The Grapes of Wrath
Using an amazing array of props on a set that’s a work of art, REP’s production of The Grapes of Wrath does justice to a masterpiece of writing and of adaptation that, set without compromise in a prolonged drought in the midwestern United States during the Great Depression, reveals, with finesse and genuine compassion, the best and the worst of humanity.
Frank Galati’s 1989 adaptation translates all the pathos and drama of Steinbeck’s novel but manages amazingly to inject a good deal of humour, nicely breaking a steady rise in tension. In fact, the play shows us all too plainly yesterday’s prejudices against newcomers as today’s received wisdom; this is, surprisingly, an enlightening play for our own benighted times.

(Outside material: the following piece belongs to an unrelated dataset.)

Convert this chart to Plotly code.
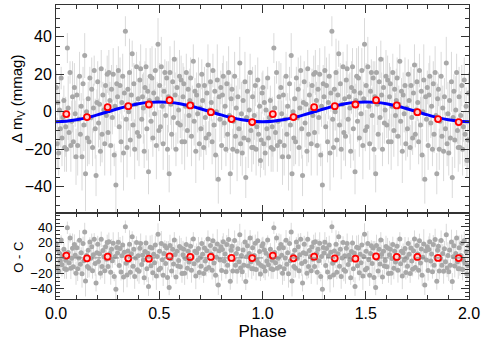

Chris Baldock’s direction of this classic gave it all that it deserves: subtle acting; beautiful timing; perfect costuming; spot-on sound; lighting that suits perfectly the time, the season, and the era; and smooth transitions. The parts were superbly cast, and every line was delivered with just the right amount of feeling. That we came to sympathise with so many of the characters let down by “acts of God” and foreclosed on through entrenched greed reflects the actors’ discipline in keeping their characters real. Impressive by any standards, REP’s Grapes of Wrath is a mesmerising production, one you mustn’t miss.